| EXERCISE DETAILS |
Reproduce every line of the listing as written, apart from the pictures.

| DATA |

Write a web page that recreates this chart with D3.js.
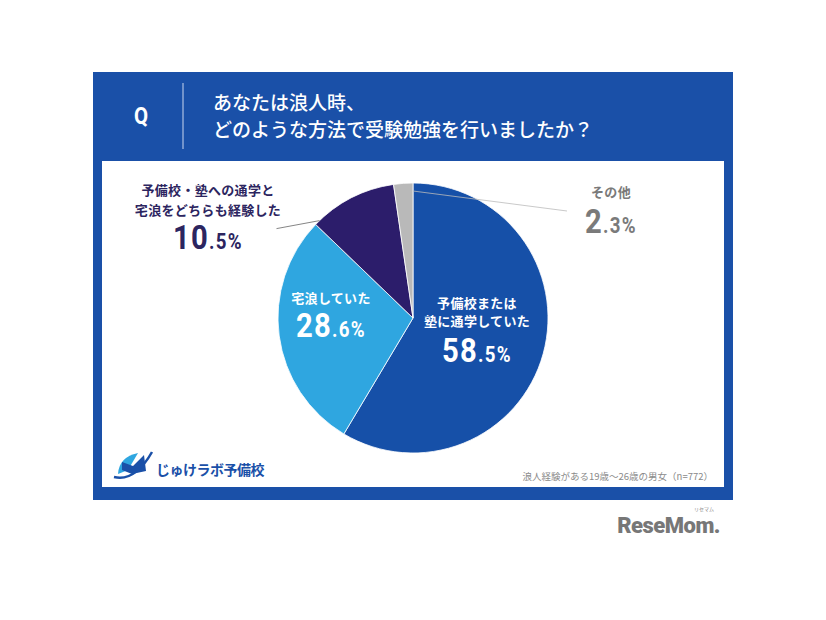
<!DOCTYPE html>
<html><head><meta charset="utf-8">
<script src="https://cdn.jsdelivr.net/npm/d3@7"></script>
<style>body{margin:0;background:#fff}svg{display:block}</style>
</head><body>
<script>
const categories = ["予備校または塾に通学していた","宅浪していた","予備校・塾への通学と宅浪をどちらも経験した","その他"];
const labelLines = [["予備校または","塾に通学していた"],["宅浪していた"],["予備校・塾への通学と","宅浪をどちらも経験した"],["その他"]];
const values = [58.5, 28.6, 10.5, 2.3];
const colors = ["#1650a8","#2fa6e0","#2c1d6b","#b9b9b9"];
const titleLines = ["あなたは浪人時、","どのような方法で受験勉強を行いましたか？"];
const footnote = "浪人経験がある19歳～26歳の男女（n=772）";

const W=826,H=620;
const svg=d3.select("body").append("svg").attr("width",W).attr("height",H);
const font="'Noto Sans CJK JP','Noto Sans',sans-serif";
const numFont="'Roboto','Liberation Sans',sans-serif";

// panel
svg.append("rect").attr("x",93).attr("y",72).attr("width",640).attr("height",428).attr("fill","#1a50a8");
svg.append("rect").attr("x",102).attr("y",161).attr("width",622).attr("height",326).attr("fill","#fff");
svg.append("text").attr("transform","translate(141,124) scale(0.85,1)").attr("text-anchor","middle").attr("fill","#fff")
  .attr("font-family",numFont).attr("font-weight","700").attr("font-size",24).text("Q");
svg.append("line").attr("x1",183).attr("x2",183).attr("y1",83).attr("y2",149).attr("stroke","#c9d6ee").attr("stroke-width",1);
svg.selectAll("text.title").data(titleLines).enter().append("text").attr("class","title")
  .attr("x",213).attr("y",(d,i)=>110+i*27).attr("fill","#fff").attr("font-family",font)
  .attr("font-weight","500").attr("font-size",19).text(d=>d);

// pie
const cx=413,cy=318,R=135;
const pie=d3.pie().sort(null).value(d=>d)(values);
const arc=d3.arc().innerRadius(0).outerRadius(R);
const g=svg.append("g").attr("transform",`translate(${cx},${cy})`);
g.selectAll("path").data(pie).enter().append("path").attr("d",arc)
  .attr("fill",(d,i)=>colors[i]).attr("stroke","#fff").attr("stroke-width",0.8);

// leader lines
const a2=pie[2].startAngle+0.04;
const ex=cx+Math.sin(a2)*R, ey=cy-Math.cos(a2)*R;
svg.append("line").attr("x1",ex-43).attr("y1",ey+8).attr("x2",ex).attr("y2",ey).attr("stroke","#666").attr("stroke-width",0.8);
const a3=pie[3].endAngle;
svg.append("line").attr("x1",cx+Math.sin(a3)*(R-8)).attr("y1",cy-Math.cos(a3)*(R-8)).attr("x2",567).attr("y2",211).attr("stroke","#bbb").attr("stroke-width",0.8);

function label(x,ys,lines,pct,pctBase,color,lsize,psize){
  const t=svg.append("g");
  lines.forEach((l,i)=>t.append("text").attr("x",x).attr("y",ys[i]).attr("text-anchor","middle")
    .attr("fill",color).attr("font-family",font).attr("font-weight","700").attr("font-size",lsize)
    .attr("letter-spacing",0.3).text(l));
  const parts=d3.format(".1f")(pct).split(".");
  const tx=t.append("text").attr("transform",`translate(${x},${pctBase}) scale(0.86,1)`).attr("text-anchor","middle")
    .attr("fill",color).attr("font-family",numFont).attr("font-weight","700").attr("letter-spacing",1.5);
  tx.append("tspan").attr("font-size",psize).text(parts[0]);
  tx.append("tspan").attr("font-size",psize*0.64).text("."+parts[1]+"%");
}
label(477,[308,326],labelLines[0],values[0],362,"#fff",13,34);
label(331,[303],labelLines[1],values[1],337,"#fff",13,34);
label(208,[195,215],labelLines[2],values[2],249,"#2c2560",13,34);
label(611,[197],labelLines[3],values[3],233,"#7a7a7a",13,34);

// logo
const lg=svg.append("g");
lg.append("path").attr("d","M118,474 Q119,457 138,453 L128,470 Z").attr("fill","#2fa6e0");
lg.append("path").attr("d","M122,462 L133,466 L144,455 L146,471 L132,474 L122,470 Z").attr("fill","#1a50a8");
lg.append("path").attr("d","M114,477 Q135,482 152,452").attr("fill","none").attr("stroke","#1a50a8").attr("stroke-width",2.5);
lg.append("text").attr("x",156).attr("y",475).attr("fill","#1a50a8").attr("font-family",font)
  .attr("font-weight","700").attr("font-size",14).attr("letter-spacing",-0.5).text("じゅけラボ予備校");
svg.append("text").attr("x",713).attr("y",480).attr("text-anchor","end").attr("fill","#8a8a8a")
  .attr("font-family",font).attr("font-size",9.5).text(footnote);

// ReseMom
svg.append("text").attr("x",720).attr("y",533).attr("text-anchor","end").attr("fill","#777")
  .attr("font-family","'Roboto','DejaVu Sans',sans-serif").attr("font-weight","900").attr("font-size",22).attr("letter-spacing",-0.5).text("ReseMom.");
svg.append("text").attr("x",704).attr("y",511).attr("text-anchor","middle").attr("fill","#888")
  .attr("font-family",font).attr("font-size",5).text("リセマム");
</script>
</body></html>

| SOLUTION |
Write a web page that recreates this chart with D3.js.
<!DOCTYPE html>
<html><head><meta charset="utf-8">
<script src="https://cdn.jsdelivr.net/npm/d3@7"></script>
<style>body{margin:0;background:#fff}svg{display:block}</style>
</head><body>
<script>
const categories = ["予備校または塾に通学していた","宅浪していた","予備校・塾への通学と宅浪をどちらも経験した","その他"];
const labelLines = [["予備校または","塾に通学していた"],["宅浪していた"],["予備校・塾への通学と","宅浪をどちらも経験した"],["その他"]];
const values = [58.5, 28.6, 10.5, 2.3];
const colors = ["#1650a8","#2fa6e0","#2c1d6b","#b9b9b9"];
const titleLines = ["あなたは浪人時、","どのような方法で受験勉強を行いましたか？"];
const footnote = "浪人経験がある19歳～26歳の男女（n=772）";

const W=826,H=620;
const svg=d3.select("body").append("svg").attr("width",W).attr("height",H);
const font="'Noto Sans CJK JP','Noto Sans',sans-serif";
const numFont="'Roboto','Liberation Sans',sans-serif";

// panel
svg.append("rect").attr("x",93).attr("y",72).attr("width",640).attr("height",428).attr("fill","#1a50a8");
svg.append("rect").attr("x",102).attr("y",161).attr("width",622).attr("height",326).attr("fill","#fff");
svg.append("text").attr("transform","translate(141,124) scale(0.85,1)").attr("text-anchor","middle").attr("fill","#fff")
  .attr("font-family",numFont).attr("font-weight","700").attr("font-size",24).text("Q");
svg.append("line").attr("x1",183).attr("x2",183).attr("y1",83).attr("y2",149).attr("stroke","#c9d6ee").attr("stroke-width",1);
svg.selectAll("text.title").data(titleLines).enter().append("text").attr("class","title")
  .attr("x",213).attr("y",(d,i)=>110+i*27).attr("fill","#fff").attr("font-family",font)
  .attr("font-weight","500").attr("font-size",19).text(d=>d);

// pie
const cx=413,cy=318,R=135;
const pie=d3.pie().sort(null).value(d=>d)(values);
const arc=d3.arc().innerRadius(0).outerRadius(R);
const g=svg.append("g").attr("transform",`translate(${cx},${cy})`);
g.selectAll("path").data(pie).enter().append("path").attr("d",arc)
  .attr("fill",(d,i)=>colors[i]).attr("stroke","#fff").attr("stroke-width",0.8);

// leader lines
const a2=pie[2].startAngle+0.04;
const ex=cx+Math.sin(a2)*R, ey=cy-Math.cos(a2)*R;
svg.append("line").attr("x1",ex-43).attr("y1",ey+8).attr("x2",ex).attr("y2",ey).attr("stroke","#666").attr("stroke-width",0.8);
const a3=pie[3].endAngle;
svg.append("line").attr("x1",cx+Math.sin(a3)*(R-8)).attr("y1",cy-Math.cos(a3)*(R-8)).attr("x2",567).attr("y2",211).attr("stroke","#bbb").attr("stroke-width",0.8);

function label(x,ys,lines,pct,pctBase,color,lsize,psize){
  const t=svg.append("g");
  lines.forEach((l,i)=>t.append("text").attr("x",x).attr("y",ys[i]).attr("text-anchor","middle")
    .attr("fill",color).attr("font-family",font).attr("font-weight","700").attr("font-size",lsize)
    .attr("letter-spacing",0.3).text(l));
  const parts=d3.format(".1f")(pct).split(".");
  const tx=t.append("text").attr("transform",`translate(${x},${pctBase}) scale(0.86,1)`).attr("text-anchor","middle")
    .attr("fill",color).attr("font-family",numFont).attr("font-weight","700").attr("letter-spacing",1.5);
  tx.append("tspan").attr("font-size",psize).text(parts[0]);
  tx.append("tspan").attr("font-size",psize*0.64).text("."+parts[1]+"%");
}
label(477,[308,326],labelLines[0],values[0],362,"#fff",13,34);
label(331,[303],labelLines[1],values[1],337,"#fff",13,34);
label(208,[195,215],labelLines[2],values[2],249,"#2c2560",13,34);
label(611,[197],labelLines[3],values[3],233,"#7a7a7a",13,34);

// logo
const lg=svg.append("g");
lg.append("path").attr("d","M118,474 Q119,457 138,453 L128,470 Z").attr("fill","#2fa6e0");
lg.append("path").attr("d","M122,462 L133,466 L144,455 L146,471 L132,474 L122,470 Z").attr("fill","#1a50a8");
lg.append("path").attr("d","M114,477 Q135,482 152,452").attr("fill","none").attr("stroke","#1a50a8").attr("stroke-width",2.5);
lg.append("text").attr("x",156).attr("y",475).attr("fill","#1a50a8").attr("font-family",font)
  .attr("font-weight","700").attr("font-size",14).attr("letter-spacing",-0.5).text("じゅけラボ予備校");
svg.append("text").attr("x",713).attr("y",480).attr("text-anchor","end").attr("fill","#8a8a8a")
  .attr("font-family",font).attr("font-size",9.5).text(footnote);

// ReseMom
svg.append("text").attr("x",720).attr("y",533).attr("text-anchor","end").attr("fill","#777")
  .attr("font-family","'Roboto','DejaVu Sans',sans-serif").attr("font-weight","900").attr("font-size",22).attr("letter-spacing",-0.5).text("ReseMom.");
svg.append("text").attr("x",704).attr("y",511).attr("text-anchor","middle").attr("fill","#888")
  .attr("font-family",font).attr("font-size",5).text("リセマム");
</script>
</body></html>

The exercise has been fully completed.